#### Data shown

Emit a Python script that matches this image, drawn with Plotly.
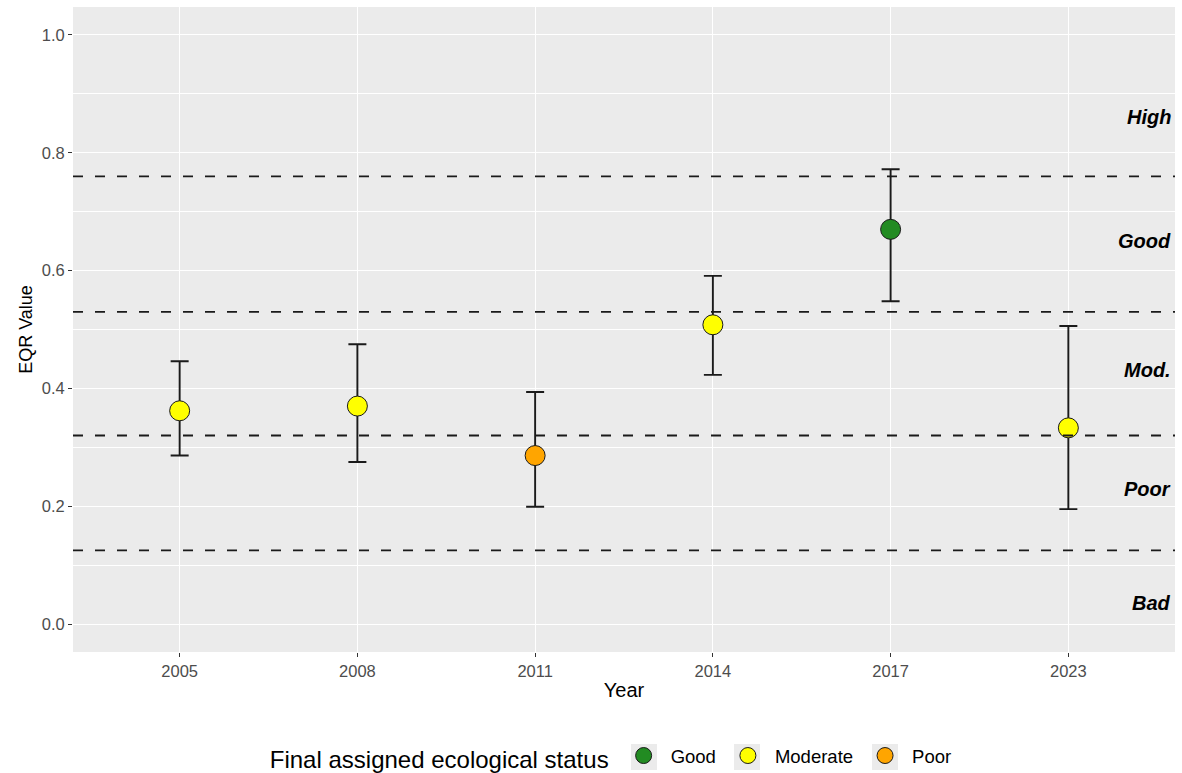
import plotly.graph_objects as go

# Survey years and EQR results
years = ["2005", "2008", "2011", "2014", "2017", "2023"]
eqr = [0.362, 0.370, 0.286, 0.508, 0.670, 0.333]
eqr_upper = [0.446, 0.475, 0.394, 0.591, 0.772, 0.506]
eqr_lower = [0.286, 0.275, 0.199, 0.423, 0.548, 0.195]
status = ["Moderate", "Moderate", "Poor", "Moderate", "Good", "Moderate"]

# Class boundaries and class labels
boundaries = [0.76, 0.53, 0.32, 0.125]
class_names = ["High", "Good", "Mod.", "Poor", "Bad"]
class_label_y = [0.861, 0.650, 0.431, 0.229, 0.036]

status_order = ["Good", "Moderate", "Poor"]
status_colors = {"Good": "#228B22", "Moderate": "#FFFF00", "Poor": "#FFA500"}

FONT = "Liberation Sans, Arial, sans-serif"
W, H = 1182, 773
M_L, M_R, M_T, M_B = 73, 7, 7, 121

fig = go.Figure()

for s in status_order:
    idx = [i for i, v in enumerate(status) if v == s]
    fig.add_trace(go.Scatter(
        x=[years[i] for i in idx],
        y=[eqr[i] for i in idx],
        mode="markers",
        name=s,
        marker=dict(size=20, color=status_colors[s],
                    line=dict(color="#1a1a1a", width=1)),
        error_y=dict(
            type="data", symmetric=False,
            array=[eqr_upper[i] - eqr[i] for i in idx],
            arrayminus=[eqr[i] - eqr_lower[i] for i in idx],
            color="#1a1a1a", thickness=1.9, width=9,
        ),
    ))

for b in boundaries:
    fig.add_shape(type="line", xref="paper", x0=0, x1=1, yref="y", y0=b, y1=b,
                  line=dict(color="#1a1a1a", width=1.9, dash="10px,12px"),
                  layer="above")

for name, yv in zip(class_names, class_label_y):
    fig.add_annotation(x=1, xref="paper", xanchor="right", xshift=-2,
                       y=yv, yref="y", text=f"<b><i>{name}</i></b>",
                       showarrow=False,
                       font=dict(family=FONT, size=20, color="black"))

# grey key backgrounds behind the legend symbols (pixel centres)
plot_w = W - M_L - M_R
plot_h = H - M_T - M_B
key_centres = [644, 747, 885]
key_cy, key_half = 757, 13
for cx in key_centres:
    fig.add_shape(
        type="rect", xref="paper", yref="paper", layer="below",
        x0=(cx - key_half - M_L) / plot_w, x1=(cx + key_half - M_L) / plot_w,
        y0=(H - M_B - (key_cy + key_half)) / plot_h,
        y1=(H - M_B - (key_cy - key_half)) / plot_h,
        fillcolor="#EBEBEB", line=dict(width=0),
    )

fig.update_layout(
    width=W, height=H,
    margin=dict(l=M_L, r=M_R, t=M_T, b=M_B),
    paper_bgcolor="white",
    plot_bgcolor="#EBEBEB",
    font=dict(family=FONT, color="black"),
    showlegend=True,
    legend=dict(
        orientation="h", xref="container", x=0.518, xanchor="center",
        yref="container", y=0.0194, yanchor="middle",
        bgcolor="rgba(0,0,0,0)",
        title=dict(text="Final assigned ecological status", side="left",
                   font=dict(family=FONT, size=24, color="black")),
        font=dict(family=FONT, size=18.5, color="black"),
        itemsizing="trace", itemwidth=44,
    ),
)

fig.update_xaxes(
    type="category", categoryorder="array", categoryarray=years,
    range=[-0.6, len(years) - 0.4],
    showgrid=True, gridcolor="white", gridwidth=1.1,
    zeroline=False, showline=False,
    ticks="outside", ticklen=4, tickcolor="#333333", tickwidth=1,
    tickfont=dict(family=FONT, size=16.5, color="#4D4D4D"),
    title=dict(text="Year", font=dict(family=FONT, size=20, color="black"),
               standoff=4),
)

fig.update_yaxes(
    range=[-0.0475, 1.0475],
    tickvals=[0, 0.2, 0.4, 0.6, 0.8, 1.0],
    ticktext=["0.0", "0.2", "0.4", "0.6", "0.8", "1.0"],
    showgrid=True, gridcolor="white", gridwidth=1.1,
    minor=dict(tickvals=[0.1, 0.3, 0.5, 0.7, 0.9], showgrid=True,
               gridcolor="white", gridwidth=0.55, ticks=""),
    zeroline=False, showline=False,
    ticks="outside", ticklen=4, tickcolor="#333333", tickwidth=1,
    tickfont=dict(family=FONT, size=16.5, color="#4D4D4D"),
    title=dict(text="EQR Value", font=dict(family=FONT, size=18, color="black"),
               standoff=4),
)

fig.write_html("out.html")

#### To be done
Leave the pictures out and reproduce exactly the lines from the top of the listing above through the line with "class_label_y = [0.861, 0.650, 0.431, 0.229, 0.036]".

#### Expected answer
Emit a Python script that matches this image, drawn with Plotly.
import plotly.graph_objects as go

# Survey years and EQR results
years = ["2005", "2008", "2011", "2014", "2017", "2023"]
eqr = [0.362, 0.370, 0.286, 0.508, 0.670, 0.333]
eqr_upper = [0.446, 0.475, 0.394, 0.591, 0.772, 0.506]
eqr_lower = [0.286, 0.275, 0.199, 0.423, 0.548, 0.195]
status = ["Moderate", "Moderate", "Poor", "Moderate", "Good", "Moderate"]

# Class boundaries and class labels
boundaries = [0.76, 0.53, 0.32, 0.125]
class_names = ["High", "Good", "Mod.", "Poor", "Bad"]
class_label_y = [0.861, 0.650, 0.431, 0.229, 0.036]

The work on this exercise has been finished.